The primary races were mostly about personalities and the overwhelming disgust most Republicans feel toward the Republican Establishment and those failed leaders who most primary voters believe betrayed them by failing to even try to stop Obama’s agenda.
Personalities are in play in the general election but success in it requires something very different. The general election is much more about what people can expect from a President Trump or a President Hillary. Yes, it will always be about the economy. But otherwise, the candidates have to select other issues that they wish to make important and do so personally and directly.
Unless you’ve been hiding in a cave (without wi-fi) for the past week you know about the mess Obama’s Deputy National Security Advisor for Strategic Communications Ben Rhodes has made over the Iran nuclear weapons deal.
Rhodes’s only qualifications for the job is an education in writing fiction and a staff role on the Iraq Study Group, which made him more knowledgeable than anyone — including the candidate — on Obama’s campaign staff.
The New York Times Magazine piece on Rhodes claimed he had “mind-melded” with Obama and become second only to Obama in influence on foreign policy. More importantly, Rhodes proved himself a proud liar and raging egotist in what he told the Times.
Rhodes is proud of the disinformation campaign he ran on Obama’s behalf about the Iran deal. For those just joining us, there’s a great difference between propaganda and disinformation. Propaganda consists of the lies you tell. Disinformation is the lie you convince someone else to publish and propagate for you.
Rhodes skillfully employed disinformation to convince some of the public, most of the media, and 98 senators of a number of lies including: that “moderates” were taking over Iran, seeking to convert it from a terrorist theocracy to a nation that could be trusted; that the agreement would prevent Iran from following any path to a nuclear weapon; that America would know almost immediately if Iran chose to actually build a nuclear weapon; that the international sanctions would be immediately re-imposed if Iran violated the agreement; and that the weak-kneed Republican Senate — which was easily bamboozled out of its constitutional duty to either ratify the deal as a treaty or turn it down — would be fully knowledgeable about the deal when it voted on it.
Not one of those things was true, yet the media and Rhodes’s “echo chamber” repeated them endlessly and do so to this day.
Iran remains under the total control of the ayatollahs. To them any hint of moderation is literally blasphemy.
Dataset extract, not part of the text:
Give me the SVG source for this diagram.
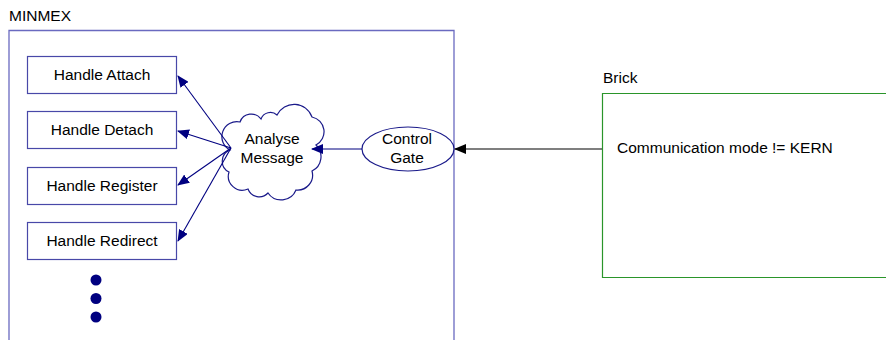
<svg xmlns="http://www.w3.org/2000/svg" width="886" height="340" viewBox="0 0 886 340">
<style>
text{font-family:"Liberation Sans",Arial,sans-serif;font-size:15.5px;fill:#000}
.c{text-anchor:middle}
.box{fill:#fff;stroke:#4848a8;stroke-width:1.2}
.nv{fill:#fff;stroke:#1a1a8a;stroke-width:1.2}
.ln{stroke:#000080;stroke-width:1.1;fill:none}
</style>
<defs>
<marker id="an" markerWidth="12" markerHeight="10" refX="11" refY="5" orient="auto" markerUnits="userSpaceOnUse"><path d="M0,0 L12,5 L0,10 Z" fill="#000080"/></marker>
<marker id="ak" markerWidth="12" markerHeight="10" refX="11" refY="5" orient="auto" markerUnits="userSpaceOnUse"><path d="M0,0 L12,5 L0,10 Z" fill="#000"/></marker>
</defs>
<g id="minmex">
<text x="9" y="21">MINMEX</text>
<path d="M9,345 V30.5 H454 V345" fill="none" stroke="#6a6ac0" stroke-width="1.3"/>
</g>
<g id="brick">
<text x="603" y="83">Brick</text>
<path d="M890,93.5 H602.5 V277.5 H890" fill="#fff" stroke="#2a952a" stroke-width="1.2"/>
<text x="617" y="153">Communication mode != KERN</text>
</g>
<g id="attach"><rect class="box" x="27.5" y="56.5" width="149" height="37"/><text class="c" x="102" y="80">Handle Attach</text></g>
<g id="detach"><rect class="box" x="27.5" y="111.5" width="149" height="37"/><text class="c" x="102" y="135">Handle Detach</text></g>
<g id="register"><rect class="box" x="27.5" y="167.5" width="149" height="37"/><text class="c" x="102" y="191">Handle Register</text></g>
<g id="redirect"><rect class="box" x="27.5" y="222.5" width="149" height="37"/><text class="c" x="102" y="246">Handle Redirect</text></g>
<g id="dots" fill="#000080"><circle cx="96" cy="280" r="5.5"/><circle cx="96" cy="298.5" r="5.5"/><circle cx="96" cy="317" r="5.5"/></g>
<g id="analyse">
<path class="nv" d="M230,150 A15,15 0 0 1 240,122 A12,12 0 0 1 261,119 A10,10 0 0 1 277,115 A19,19 0 0 1 312,117 A15,15 0 0 1 316,145 A16,16 0 0 1 312,171 A15,15 0 0 1 296,190 A16,16 0 0 1 268,193 A12,12 0 0 1 248,189 A14,14 0 0 1 229,172 A12,12 0 0 1 230,150 Z"/>
<text class="c" x="272" y="144">Analyse</text>
<text class="c" x="272" y="163">Message</text>
</g>
<g id="gate">
<ellipse class="nv" cx="408" cy="149" rx="46" ry="22"/>
<text class="c" x="407" y="144">Control</text>
<text class="c" x="407" y="163">Gate</text>
</g>
<g id="connectors">
<line class="ln" x1="362" y1="149" x2="312" y2="149" marker-end="url(#an)"/>
<line class="ln" x1="231" y1="148" x2="178" y2="76" marker-end="url(#an)"/>
<line class="ln" x1="231" y1="148" x2="178" y2="131" marker-end="url(#an)"/>
<line class="ln" x1="231" y1="148" x2="178" y2="185" marker-end="url(#an)"/>
<line class="ln" x1="231" y1="148" x2="178" y2="241" marker-end="url(#an)"/>
<line x1="602" y1="149" x2="455" y2="149" stroke="#000" stroke-width="1.1" marker-end="url(#ak)"/>
</g>
</svg>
Under the agreement, Iran is guaranteed the ability to develop deployable nuclear weapons secretly. It is ensured this ability by side agreements — which the Senate remains ignorant of to this day — that give Iran the ability to self-inspect key nuclear sites and report on its findings to the UN’s purblind nuclear watchdog, the International Atomic Energy Agency. And, oh by the way, no Americans are permitted among the inspectors that visit any of the Iranian sites the UN is allowed to inspect.
The international sanctions cannot be immediately re-imposed, as Obama frequently insists, because the UN would have to agree to do so.
All of this adds up to what Trump would call a “yuge” political opportunity that will last until Election Day. But, in the most Romneyesque manner, he hasn’t said a word about it.
Trump needs to understand that he’s running not only against Hillary but against Obama as well. He hasn’t yet demonstrated any understanding of that fact.
Trump can, and should, call out Obama on Rhodes’s disclosures. He can do so in two ways.
First, Trump should call out Obama on the Iran deal. Trump has condemned the deal as “lousy” but hasn’t said what he’d do about it. He should promise, like Ted Cruz did earlier, to revoke it on his first day in office.
Second, because it’s based on lies to the public, the Senate, and the media, Trump can say it’s a perfect demonstration of what’s wrong in Washington. He can, and should, bash the Republican establishment for getting suckered into a bad deal and giving up its constitutional duty of treaty ratification (or rejection) by Rhodes’s disinformation campaign and Obama’s refusal to submit the deal for ratification.
Third, he can bash the heck out of Hillary for supporting the deal and — by her characteristic dishonesty — participating in the Obama/Rhodes disinformation campaign.
These actions won’t win the election for Trump. But they are essential because they can put him on the right path to do three things.
First, he’d be putting two and two together, recognizing that he’s running against Obama as much as he’s running against Hillary. He could — and should — start to make a habit of draping Obama’s many failures around Hillary’s neck.
Second, he’d be making the presidential race more than a contest of personalities. If he doesn’t, Bubba and Obama will grin him to death.
Third, he’d be demonstrating a gravitas that has been sorely lacking in his campaign so far. Voters want a president who sounds presidential, i.e., serious, well-informed, and demonstrating sound judgment.
Mitt Romney missed several opportunities as big as this — not just the Labor Department idiocy — and he lost. Whether Trump has the political skill and intelligence to do this is not obvious. We’ll see.